** Begin **

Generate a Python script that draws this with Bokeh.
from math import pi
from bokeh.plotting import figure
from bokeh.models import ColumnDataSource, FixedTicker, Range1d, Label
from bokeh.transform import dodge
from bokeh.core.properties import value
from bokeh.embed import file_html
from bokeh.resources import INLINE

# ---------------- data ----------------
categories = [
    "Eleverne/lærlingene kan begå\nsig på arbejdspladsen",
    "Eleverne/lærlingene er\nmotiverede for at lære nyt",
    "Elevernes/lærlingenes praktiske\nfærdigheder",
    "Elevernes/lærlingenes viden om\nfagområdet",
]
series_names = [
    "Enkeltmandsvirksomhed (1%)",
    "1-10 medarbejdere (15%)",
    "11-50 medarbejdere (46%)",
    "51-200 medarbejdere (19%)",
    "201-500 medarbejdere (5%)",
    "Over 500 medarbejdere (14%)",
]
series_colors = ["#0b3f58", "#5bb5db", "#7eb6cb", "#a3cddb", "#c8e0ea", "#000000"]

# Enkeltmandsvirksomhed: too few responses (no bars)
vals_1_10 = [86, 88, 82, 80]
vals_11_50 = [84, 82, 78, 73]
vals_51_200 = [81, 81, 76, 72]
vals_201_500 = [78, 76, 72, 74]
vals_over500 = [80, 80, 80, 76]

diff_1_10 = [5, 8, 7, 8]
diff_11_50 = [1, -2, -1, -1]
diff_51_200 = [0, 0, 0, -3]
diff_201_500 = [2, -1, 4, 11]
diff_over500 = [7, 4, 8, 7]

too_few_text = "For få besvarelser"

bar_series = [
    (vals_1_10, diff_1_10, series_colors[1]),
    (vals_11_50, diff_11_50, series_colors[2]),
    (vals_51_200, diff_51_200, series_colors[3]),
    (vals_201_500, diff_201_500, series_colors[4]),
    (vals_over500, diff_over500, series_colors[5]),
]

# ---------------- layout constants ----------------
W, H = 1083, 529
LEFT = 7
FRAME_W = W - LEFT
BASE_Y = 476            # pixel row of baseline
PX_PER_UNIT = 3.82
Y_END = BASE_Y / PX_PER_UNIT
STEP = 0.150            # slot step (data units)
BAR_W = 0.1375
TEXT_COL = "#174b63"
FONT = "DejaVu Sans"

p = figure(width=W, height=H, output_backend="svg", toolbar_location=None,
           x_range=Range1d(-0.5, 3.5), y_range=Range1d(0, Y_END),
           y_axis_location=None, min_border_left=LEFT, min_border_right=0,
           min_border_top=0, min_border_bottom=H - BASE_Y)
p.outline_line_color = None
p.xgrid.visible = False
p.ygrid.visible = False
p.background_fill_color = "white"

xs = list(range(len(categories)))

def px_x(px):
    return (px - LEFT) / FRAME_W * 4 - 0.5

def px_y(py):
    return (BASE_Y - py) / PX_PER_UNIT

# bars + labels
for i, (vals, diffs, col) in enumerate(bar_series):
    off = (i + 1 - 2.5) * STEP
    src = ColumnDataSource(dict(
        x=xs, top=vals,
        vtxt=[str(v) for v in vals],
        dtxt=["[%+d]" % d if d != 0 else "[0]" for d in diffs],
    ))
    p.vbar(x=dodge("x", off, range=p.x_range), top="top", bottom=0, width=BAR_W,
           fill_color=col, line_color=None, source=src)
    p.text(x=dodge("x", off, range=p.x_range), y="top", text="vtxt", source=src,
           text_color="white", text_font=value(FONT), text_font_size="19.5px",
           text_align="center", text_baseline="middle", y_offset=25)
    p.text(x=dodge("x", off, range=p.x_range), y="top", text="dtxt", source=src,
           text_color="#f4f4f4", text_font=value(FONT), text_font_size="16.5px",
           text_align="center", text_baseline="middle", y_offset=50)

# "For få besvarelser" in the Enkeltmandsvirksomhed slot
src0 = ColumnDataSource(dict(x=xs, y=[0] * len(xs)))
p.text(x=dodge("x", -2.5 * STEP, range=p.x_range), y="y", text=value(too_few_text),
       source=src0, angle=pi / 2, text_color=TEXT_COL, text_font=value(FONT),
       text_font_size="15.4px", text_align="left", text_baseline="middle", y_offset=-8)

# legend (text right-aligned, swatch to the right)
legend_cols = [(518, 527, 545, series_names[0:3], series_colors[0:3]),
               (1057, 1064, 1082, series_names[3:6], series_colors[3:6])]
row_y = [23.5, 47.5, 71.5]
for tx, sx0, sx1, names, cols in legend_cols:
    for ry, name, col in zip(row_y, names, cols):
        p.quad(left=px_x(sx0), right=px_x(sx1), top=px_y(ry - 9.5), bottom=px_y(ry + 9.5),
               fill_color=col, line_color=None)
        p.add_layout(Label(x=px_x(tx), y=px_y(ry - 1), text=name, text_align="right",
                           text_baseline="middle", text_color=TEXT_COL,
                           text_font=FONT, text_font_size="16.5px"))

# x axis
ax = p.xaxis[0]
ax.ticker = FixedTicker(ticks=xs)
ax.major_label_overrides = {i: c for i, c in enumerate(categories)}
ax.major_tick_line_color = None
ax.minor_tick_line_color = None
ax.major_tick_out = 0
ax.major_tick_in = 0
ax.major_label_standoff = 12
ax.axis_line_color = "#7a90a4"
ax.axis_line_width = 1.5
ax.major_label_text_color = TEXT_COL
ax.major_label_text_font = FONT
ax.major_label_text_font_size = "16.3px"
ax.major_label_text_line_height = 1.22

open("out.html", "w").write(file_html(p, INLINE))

** End **
** Begin **

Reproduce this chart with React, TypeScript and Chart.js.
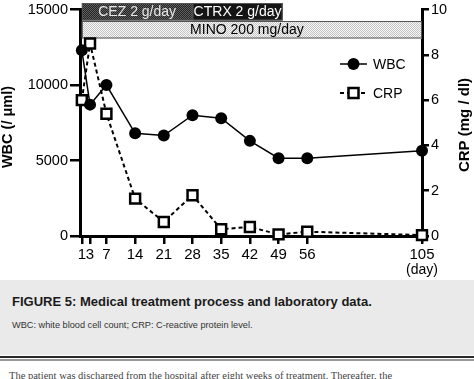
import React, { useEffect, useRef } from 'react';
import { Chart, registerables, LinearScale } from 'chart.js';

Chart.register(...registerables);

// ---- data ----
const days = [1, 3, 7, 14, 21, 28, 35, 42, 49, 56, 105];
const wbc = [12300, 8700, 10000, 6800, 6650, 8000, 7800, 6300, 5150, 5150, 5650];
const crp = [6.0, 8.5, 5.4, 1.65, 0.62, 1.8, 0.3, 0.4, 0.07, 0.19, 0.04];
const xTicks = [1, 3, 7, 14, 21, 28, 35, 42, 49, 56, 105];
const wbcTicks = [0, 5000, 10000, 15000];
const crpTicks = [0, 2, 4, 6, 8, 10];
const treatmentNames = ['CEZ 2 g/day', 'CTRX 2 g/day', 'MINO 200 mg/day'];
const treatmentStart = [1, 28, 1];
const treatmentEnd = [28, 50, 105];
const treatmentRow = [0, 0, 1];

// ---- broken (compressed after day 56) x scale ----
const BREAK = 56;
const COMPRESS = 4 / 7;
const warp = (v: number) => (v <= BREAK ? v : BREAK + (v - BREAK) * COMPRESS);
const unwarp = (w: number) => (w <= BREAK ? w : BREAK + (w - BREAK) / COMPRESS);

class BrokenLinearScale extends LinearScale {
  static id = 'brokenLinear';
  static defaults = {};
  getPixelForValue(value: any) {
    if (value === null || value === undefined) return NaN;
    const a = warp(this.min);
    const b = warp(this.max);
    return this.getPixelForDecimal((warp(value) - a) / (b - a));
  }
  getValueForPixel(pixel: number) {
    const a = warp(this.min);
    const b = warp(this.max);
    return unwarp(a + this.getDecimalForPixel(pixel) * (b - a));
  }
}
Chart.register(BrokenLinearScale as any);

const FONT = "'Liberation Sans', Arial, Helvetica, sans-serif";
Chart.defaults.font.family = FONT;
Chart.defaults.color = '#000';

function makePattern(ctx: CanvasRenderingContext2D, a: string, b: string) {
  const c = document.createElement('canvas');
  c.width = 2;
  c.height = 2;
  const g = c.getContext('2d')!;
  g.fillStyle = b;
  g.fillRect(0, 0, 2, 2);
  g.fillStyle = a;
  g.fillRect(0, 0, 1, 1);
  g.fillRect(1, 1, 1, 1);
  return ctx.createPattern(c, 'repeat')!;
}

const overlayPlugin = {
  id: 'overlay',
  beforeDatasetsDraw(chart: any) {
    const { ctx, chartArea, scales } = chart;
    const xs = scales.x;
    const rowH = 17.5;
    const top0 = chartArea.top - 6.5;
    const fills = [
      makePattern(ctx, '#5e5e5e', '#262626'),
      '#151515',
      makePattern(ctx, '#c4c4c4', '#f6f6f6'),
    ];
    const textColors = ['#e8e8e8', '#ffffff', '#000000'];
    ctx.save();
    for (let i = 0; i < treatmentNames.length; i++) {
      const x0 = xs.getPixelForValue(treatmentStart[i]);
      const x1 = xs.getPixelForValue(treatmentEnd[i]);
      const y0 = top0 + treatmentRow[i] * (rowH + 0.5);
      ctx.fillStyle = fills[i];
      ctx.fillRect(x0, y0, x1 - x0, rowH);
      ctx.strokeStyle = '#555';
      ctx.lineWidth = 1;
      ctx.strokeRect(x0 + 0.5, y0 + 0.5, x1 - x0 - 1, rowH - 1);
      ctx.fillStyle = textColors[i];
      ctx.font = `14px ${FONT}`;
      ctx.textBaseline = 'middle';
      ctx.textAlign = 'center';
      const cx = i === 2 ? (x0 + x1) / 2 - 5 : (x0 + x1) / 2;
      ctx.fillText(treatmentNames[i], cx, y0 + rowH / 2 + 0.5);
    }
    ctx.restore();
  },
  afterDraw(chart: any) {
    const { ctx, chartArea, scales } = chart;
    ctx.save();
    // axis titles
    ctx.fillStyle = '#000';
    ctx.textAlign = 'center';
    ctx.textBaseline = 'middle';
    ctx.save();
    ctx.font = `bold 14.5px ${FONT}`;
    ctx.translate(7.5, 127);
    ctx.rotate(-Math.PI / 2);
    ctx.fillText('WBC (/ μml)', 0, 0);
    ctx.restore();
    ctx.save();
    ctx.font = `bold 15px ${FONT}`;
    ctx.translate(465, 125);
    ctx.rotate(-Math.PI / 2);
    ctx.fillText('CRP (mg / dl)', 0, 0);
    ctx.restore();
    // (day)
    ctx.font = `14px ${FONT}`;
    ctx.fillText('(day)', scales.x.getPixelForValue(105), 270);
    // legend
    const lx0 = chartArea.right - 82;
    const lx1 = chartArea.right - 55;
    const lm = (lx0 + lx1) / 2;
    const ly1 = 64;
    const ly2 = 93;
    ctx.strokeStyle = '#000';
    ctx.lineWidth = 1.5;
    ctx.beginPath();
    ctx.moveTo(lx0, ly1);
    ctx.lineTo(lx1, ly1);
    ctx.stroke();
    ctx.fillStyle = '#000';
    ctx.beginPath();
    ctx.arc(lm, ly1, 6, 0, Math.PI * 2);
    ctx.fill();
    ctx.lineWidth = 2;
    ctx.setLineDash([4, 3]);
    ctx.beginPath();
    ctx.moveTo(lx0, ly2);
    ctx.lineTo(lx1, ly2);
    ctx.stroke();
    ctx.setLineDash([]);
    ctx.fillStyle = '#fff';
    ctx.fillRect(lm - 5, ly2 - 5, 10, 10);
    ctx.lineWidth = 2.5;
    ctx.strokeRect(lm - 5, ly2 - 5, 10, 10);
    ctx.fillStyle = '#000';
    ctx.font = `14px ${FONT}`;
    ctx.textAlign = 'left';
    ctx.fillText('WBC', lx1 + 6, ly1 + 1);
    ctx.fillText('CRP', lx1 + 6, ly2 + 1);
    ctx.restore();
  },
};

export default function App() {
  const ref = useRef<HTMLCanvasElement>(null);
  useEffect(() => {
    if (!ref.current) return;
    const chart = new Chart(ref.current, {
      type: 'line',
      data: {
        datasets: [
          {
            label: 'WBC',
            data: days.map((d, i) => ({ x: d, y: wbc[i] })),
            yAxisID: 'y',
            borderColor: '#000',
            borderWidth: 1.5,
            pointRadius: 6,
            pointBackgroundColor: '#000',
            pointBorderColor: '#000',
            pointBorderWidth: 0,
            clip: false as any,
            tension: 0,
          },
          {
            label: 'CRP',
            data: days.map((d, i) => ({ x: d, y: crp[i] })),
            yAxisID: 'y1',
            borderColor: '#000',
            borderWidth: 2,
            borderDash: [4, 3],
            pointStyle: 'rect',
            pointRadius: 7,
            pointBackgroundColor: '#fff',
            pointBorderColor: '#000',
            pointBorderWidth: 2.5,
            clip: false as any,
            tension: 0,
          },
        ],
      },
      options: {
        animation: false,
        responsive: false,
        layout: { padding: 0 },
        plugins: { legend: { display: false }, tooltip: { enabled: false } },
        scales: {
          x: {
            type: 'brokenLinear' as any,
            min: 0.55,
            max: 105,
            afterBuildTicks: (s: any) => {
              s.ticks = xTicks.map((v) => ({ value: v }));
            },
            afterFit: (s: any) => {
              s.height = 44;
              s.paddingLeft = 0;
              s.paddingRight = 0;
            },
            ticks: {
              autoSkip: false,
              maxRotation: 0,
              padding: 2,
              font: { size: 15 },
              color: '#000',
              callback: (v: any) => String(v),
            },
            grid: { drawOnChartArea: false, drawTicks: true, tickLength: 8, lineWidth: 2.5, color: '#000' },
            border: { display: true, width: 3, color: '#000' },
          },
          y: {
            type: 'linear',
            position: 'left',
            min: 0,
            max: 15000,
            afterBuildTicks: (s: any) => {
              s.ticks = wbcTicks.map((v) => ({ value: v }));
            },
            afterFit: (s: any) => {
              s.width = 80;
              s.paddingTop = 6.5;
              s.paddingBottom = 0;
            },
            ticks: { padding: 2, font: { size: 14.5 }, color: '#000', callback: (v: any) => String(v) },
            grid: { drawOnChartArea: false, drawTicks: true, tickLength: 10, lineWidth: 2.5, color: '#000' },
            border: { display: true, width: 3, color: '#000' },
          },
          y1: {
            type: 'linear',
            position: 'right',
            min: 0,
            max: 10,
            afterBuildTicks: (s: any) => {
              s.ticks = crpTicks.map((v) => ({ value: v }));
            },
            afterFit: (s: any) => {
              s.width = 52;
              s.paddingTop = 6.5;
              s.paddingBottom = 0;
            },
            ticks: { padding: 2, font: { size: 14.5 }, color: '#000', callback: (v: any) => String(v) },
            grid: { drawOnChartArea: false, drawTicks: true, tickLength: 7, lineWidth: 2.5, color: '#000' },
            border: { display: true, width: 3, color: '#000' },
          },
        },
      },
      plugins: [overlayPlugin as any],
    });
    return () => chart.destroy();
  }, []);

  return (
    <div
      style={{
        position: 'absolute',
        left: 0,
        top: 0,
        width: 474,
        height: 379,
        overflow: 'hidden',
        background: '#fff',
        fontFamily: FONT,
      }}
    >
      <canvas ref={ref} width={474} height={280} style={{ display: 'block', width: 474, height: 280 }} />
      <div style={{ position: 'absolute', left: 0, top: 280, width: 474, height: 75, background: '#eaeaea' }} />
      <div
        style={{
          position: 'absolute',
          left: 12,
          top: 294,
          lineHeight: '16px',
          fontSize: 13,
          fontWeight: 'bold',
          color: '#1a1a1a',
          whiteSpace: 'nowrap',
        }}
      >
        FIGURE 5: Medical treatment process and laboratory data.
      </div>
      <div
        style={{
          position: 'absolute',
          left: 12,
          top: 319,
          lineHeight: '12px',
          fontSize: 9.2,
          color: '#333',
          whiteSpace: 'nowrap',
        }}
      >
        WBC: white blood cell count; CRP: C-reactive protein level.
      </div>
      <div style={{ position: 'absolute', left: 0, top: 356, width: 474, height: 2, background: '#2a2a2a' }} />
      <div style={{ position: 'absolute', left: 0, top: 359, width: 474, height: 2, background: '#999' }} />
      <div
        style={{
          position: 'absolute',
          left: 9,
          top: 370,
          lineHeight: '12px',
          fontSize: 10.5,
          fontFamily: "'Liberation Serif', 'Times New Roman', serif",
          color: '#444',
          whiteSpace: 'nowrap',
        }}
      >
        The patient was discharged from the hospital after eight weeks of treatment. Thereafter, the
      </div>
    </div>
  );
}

** End **

What you should do: Set down the lines running from the one with "Reproduce this chart" through the one with "const unwarp = (w: number)", both ends kept, exactly and with no pictures.

Answer to the problem:
Reproduce this chart with React, TypeScript and Chart.js.
import React, { useEffect, useRef } from 'react';
import { Chart, registerables, LinearScale } from 'chart.js';

Chart.register(...registerables);

// ---- data ----
const days = [1, 3, 7, 14, 21, 28, 35, 42, 49, 56, 105];
const wbc = [12300, 8700, 10000, 6800, 6650, 8000, 7800, 6300, 5150, 5150, 5650];
const crp = [6.0, 8.5, 5.4, 1.65, 0.62, 1.8, 0.3, 0.4, 0.07, 0.19, 0.04];
const xTicks = [1, 3, 7, 14, 21, 28, 35, 42, 49, 56, 105];
const wbcTicks = [0, 5000, 10000, 15000];
const crpTicks = [0, 2, 4, 6, 8, 10];
const treatmentNames = ['CEZ 2 g/day', 'CTRX 2 g/day', 'MINO 200 mg/day'];
const treatmentStart = [1, 28, 1];
const treatmentEnd = [28, 50, 105];
const treatmentRow = [0, 0, 1];

// ---- broken (compressed after day 56) x scale ----
const BREAK = 56;
const COMPRESS = 4 / 7;
const warp = (v: number) => (v <= BREAK ? v : BREAK + (v - BREAK) * COMPRESS);
const unwarp = (w: number) => (w <= BREAK ? w : BREAK + (w - BREAK) / COMPRESS);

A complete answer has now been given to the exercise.